Written request. Show every line containing "this" by copying it.
|---|
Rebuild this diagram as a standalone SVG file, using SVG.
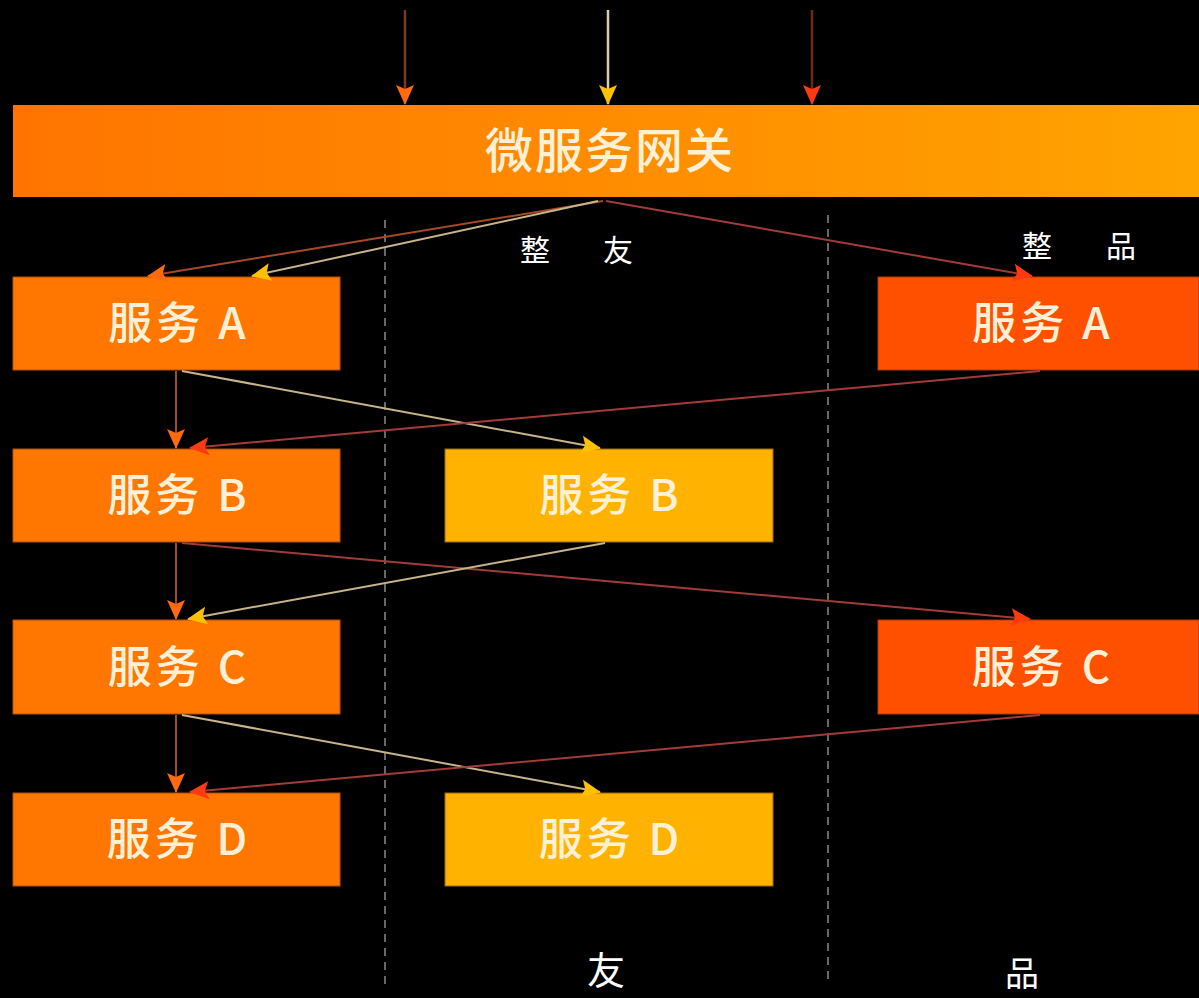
<svg xmlns="http://www.w3.org/2000/svg" width="1199" height="998" viewBox="0 0 1199 998">
<defs>
<linearGradient id="gw" x1="0" y1="0" x2="1" y2="0">
<stop offset="0" stop-color="#FF7400"/>
<stop offset="1" stop-color="#FFA400"/>
</linearGradient>
<marker id="mo" viewBox="0 0 20 20" refX="19" refY="10" markerWidth="20" markerHeight="20" markerUnits="userSpaceOnUse" orient="auto">
<path d="M0,1 L20,10 L0,19 L4,10 z" fill="#FF6A10"/>
</marker>
<marker id="my" viewBox="0 0 20 20" refX="19" refY="10" markerWidth="20" markerHeight="20" markerUnits="userSpaceOnUse" orient="auto">
<path d="M0,1 L20,10 L0,19 L4,10 z" fill="#FFC000"/>
</marker>
<marker id="mr" viewBox="0 0 20 20" refX="19" refY="10" markerWidth="20" markerHeight="20" markerUnits="userSpaceOnUse" orient="auto">
<path d="M0,1 L20,10 L0,19 L4,10 z" fill="#FF3A10"/>
</marker>
</defs>
<style>
.bg{fill:#000}
.nl{fill:#FF7600;stroke:#B4500F;stroke-width:1}
.nm{fill:#FFB300;stroke:#9A6A10;stroke-width:1}
.nr{fill:#FF5000;stroke:#B03A0A;stroke-width:1}
.t{font-family:"Noto Sans CJK SC","Noto Sans",sans-serif;fill:#FFF0D8;text-anchor:middle;font-weight:500}
.nt{font-size:44px;letter-spacing:4px}
.lb{font-family:"Noto Sans CJK SC","Noto Sans",sans-serif;fill:#FFFFFF;text-anchor:middle}
.dash{stroke:#8A8A8A;stroke-width:1.5;stroke-dasharray:8 6;fill:none}
.lo{stroke:#A44A28;stroke-width:2;fill:none;marker-end:url(#mo)}
.ly{stroke:#C8B488;stroke-width:2;fill:none;marker-end:url(#my)}
.lr{stroke:#A23C3A;stroke-width:2;fill:none;marker-end:url(#mr)}
</style>
<rect class="bg" x="0" y="0" width="1199" height="998"/>
<g id="dividers">
<line class="dash" x1="385" y1="220" x2="385" y2="985"/>
<line class="dash" x1="828" y1="215" x2="828" y2="980"/>
</g>
<g id="labels">
<text class="lb" x="535" y="261" font-size="30">整</text>
<text class="lb" x="618" y="261" font-size="30">友</text>
<text class="lb" x="1037" y="257" font-size="30">整</text>
<text class="lb" x="1121" y="257" font-size="30">品</text>
<text class="lb" x="606" y="984" font-size="38">友</text>
<text class="lb" x="1022" y="986" font-size="34">品</text>
</g>
<g id="gateway">
<rect x="13" y="105" width="1186" height="92" fill="url(#gw)"/>
<text class="t" x="610" y="168" font-size="48" letter-spacing="2">微服务网关</text>
</g>
<g id="left-A"><rect class="nl" x="13" y="277" width="327" height="93"/><text class="t nt" x="179" y="339">服务 A</text></g>
<g id="left-B"><rect class="nl" x="13" y="449" width="327" height="93"/><text class="t nt" x="179" y="511">服务 B</text></g>
<g id="left-C"><rect class="nl" x="13" y="620" width="327" height="94"/><text class="t nt" x="179" y="683">服务 C</text></g>
<g id="left-D"><rect class="nl" x="13" y="793" width="327" height="93"/><text class="t nt" x="179" y="855">服务 D</text></g>
<g id="mid-B"><rect class="nm" x="445" y="449" width="328" height="93"/><text class="t nt" x="611" y="511">服务 B</text></g>
<g id="mid-D"><rect class="nm" x="445" y="793" width="328" height="93"/><text class="t nt" x="611" y="855">服务 D</text></g>
<g id="right-A"><rect class="nr" x="878" y="277" width="321" height="93"/><text class="t nt" x="1043" y="339">服务 A</text></g>
<g id="right-C"><rect class="nr" x="878" y="620" width="321" height="94"/><text class="t nt" x="1043" y="683">服务 C</text></g>
<g id="connectors">
<line x1="405" y1="10" x2="405" y2="104" stroke="#7A3A22" stroke-width="2.5" marker-end="url(#mo)"/>
<line x1="608" y1="10" x2="608" y2="104" stroke="#D8CCB4" stroke-width="2.5" marker-end="url(#my)"/>
<line x1="812" y1="10" x2="812" y2="104" stroke="#6A2A14" stroke-width="2.5" marker-end="url(#mr)"/>
<line class="lo" x1="603" y1="201" x2="148" y2="276"/>
<line class="ly" x1="598" y1="201" x2="252" y2="276"/>
<line class="lr" x1="606" y1="201" x2="1032" y2="276"/>
<line class="lo" x1="176" y1="371" x2="176" y2="448"/>
<line class="ly" x1="182" y1="371" x2="600" y2="448"/>
<line class="lr" x1="1040" y1="371" x2="190" y2="448"/>
<line class="lo" x1="176" y1="543" x2="176" y2="619"/>
<line class="lr" x1="182" y1="543" x2="1030" y2="619"/>
<line class="ly" x1="605" y1="543" x2="188" y2="619"/>
<line class="lo" x1="176" y1="715" x2="176" y2="792"/>
<line class="ly" x1="182" y1="715" x2="600" y2="792"/>
<line class="lr" x1="1040" y1="715" x2="190" y2="792"/>
</g>
</svg>
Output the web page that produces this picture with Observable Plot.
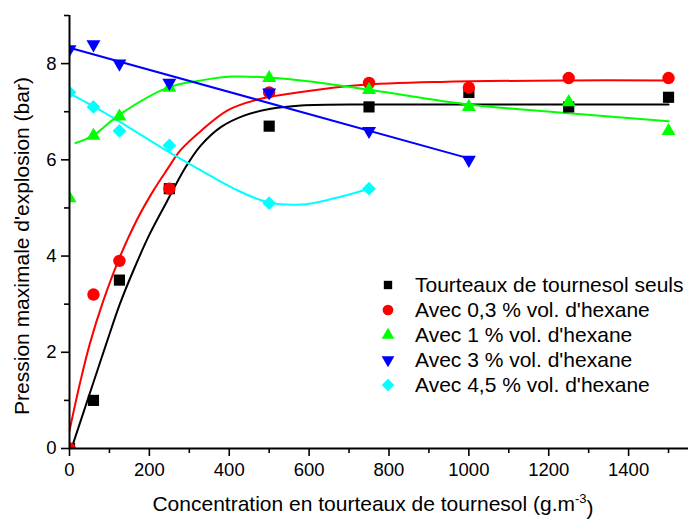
<!DOCTYPE html>
<html><head><meta charset="utf-8">
<script src="https://cdn.jsdelivr.net/npm/d3@7"></script>
<script src="https://cdn.jsdelivr.net/npm/@observablehq/plot@0.6"></script>
<style>
body{margin:0;background:#fff;}
#wrap{position:relative;width:697px;height:520px;font-family:"Liberation Sans",Arial,sans-serif;}
#legend{position:absolute;left:378px;top:272px;font-size:21px;color:#000;}
#legend .row{height:25px;display:flex;align-items:center;white-space:nowrap;}
#legend svg{width:20px;height:20px;margin-right:17px;overflow:visible;}
</style></head><body><div id="wrap"><div id="legend"></div></div>
<script>
// Measured points
const seriesNames = ["Tourteaux de tournesol seuls","Avec 0,3 % vol. d'hexane","Avec 1 % vol. d'hexane","Avec 3 % vol. d'hexane","Avec 4,5 % vol. d'hexane"];
const seriesColors = ["#000000","#ff0000","#00ff00","#0000ff","#00ffff"];
const concFull = [0, 60, 125, 250, 500, 750, 1000, 1250, 1500];
const concBlue = [0, 60, 125, 250, 500, 750, 1000];
const concCyan = [0, 60, 125, 250, 500, 750];
const pSeuls = [0, 1.0, 3.5, 5.4, 6.7, 7.1, 7.4, 7.1, 7.3];
const pHex03 = [0, 3.2, 3.9, 5.4, 7.4, 7.6, 7.5, 7.7, 7.7];
const pHex1  = [5.2, 6.5, 6.9, 7.5, 7.7, 7.45, 7.1, 7.2, 6.6];
const pHex3  = [8.3, 8.4, 8.0, 7.6, 7.4, 6.6, 6.0];
const pHex45 = [7.4, 7.1, 6.6, 6.3, 5.1, 5.4];

// Fitted curves
const fitSeulsX = [5, 59, 93, 126, 160, 201, 243, 291, 329, 379, 437, 504, 580, 750, 1000, 1500];
const fitSeulsY = [0, 1.35, 2.2, 3.0, 3.7, 4.46, 5.12, 5.85, 6.3, 6.68, 6.92, 7.06, 7.13, 7.15, 7.15, 7.15];
const fitHex03X = [0, 26, 51, 85, 126, 168, 210, 243, 278, 329, 396, 479, 580, 722, 931, 1250, 1500];
const fitHex03Y = [0.37, 1.35, 2.18, 3.08, 3.98, 4.74, 5.36, 5.78, 6.2, 6.6, 7.03, 7.27, 7.41, 7.55, 7.62, 7.65, 7.65];
const fitHex1X = [15, 60, 122, 246, 329, 412, 580, 763, 1000, 1250, 1500];
const fitHex1Y = [6.35, 6.51, 6.92, 7.5, 7.65, 7.73, 7.65, 7.44, 7.15, 6.97, 6.8];
const fitHex3X = [0, 1000];
const fitHex3Y = [8.33, 6.03];
const fitHex45X = [0, 60, 120, 245, 329, 412, 496, 580, 663, 750];
const fitHex45Y = [7.38, 7.11, 6.82, 6.18, 5.78, 5.4, 5.12, 5.07, 5.2, 5.4];

// Axis ticks
const xMajor = [0, 200, 400, 600, 800, 1000, 1200, 1400];
const xMinor = [100, 300, 500, 700, 900, 1100, 1300, 1500];
const yMajor = [0, 2, 4, 6, 8];
const yMinor = [1, 3, 5, 7, 9];
const xTitle = "Concentration en tourteaux de tournesol (g.m";
const xTitleSup = "-3";
const yTitle = "Pression maximale d'explosion (bar)";

const toPts = (xs, ys) => xs.map((x, i) => ({x, y: ys[i]}));
const pts = [
  toPts(concFull, pSeuls), toPts(concFull, pHex03), toPts(concFull, pHex1),
  toPts(concBlue, pHex3), toPts(concCyan, pHex45)
];
const fits = [
  toPts(fitSeulsX, fitSeulsY), toPts(fitHex03X, fitHex03Y), toPts(fitHex1X, fitHex1Y),
  toPts(fitHex3X, fitHex3Y), toPts(fitHex45X, fitHex45Y)
];
const symbols = ["square","circle","triangle","triangle","diamond2"];
const rotates = [0, 0, 0, 180, 0];
const radii = [6.3, 6.2, 5.2, 5.2, 6.2];
const curves = ["catmull-rom","catmull-rom","catmull-rom","linear","catmull-rom"];

const marks = [];
fits.forEach((f, i) => marks.push(Plot.line(f, {x: "x", y: "y", stroke: seriesColors[i], strokeWidth: 2, curve: curves[i], clip: true})));
pts.forEach((p, i) => marks.push(Plot.dot(p, {x: "x", y: "y", symbol: symbols[i], fill: seriesColors[i], stroke: "none", r: radii[i], rotate: rotates[i], clip: true})));
marks.push(
  Plot.ruleX([0], {stroke: "#000", strokeWidth: 2}),
  Plot.ruleY([0], {stroke: "#000", strokeWidth: 2}),
  Plot.axisX({ticks: xMajor, tickSize: 8, tickPadding: 6, fontSize: 18.5, strokeWidth: 1.6, label: null, tickFormat: d => String(d)}),
  Plot.axisX({ticks: xMinor, tickSize: 5, strokeWidth: 1.6, label: null, tickFormat: () => ""}),
  Plot.axisY({ticks: yMajor, tickSize: 8, tickPadding: 5, fontSize: 18.5, strokeWidth: 1.6, label: null, tickFormat: d => String(d)}),
  Plot.axisY({ticks: yMinor, tickSize: 5, strokeWidth: 1.6, label: null, tickFormat: () => ""}),
  Plot.text([yTitle], {frameAnchor: "left", textAnchor: "middle", dx: -47, dy: 14, rotate: -90, fontSize: 21, fill: "#000", text: d => d}),
  Plot.text([xTitle], {frameAnchor: "bottom", textAnchor: "middle", dx: -6, dy: 62, fontSize: 21, fill: "#000", text: d => d, className: "xtitle"})
);

const chart = Plot.plot({
  width: 697, height: 520,
  marginLeft: 69, marginRight: 9, marginTop: 15, marginBottom: 72,
  x: {domain: [0, 1550], label: null},
  y: {domain: [0, 9], label: null},
  style: {fontFamily: "'Liberation Sans', Arial, sans-serif", color: "#000", background: "#fff", overflow: "visible"},
  marks
});
document.getElementById("wrap").prepend(chart);

// superscript in x title
d3.select(chart).selectAll("g.xtitle text").each(function() {
  const t = d3.select(this);
  t.text(null);
  t.append("tspan").text(xTitle);
  t.append("tspan").attr("dy", "-0.55em").attr("font-size", 13).text(xTitleSup);
  t.append("tspan").attr("dy", "0.55em").text(")");
});

// legend
const legend = d3.select("#legend");
const symMap = {square: d3.symbolSquare, circle: d3.symbolCircle, triangle: d3.symbolTriangle, diamond2: d3.symbolDiamond2};
const legendSizes = [70, 90, 70, 70, 100];
seriesNames.forEach((name, i) => {
  const row = legend.append("div").attr("class", "row");
  const svg = row.append("svg").attr("viewBox", "-10 -10 20 20");
  svg.append("path").attr("d", d3.symbol(symMap[symbols[i]], legendSizes[i])()).attr("fill", seriesColors[i]).attr("transform", `rotate(${rotates[i]})`);
  row.append("span").text(name);
});
</script></body></html>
|---|
Exercise response.
Rebuild this diagram as a standalone SVG file, using SVG.
Output the web page that produces this picture with Observable Plot.
  const t = d3.select(this);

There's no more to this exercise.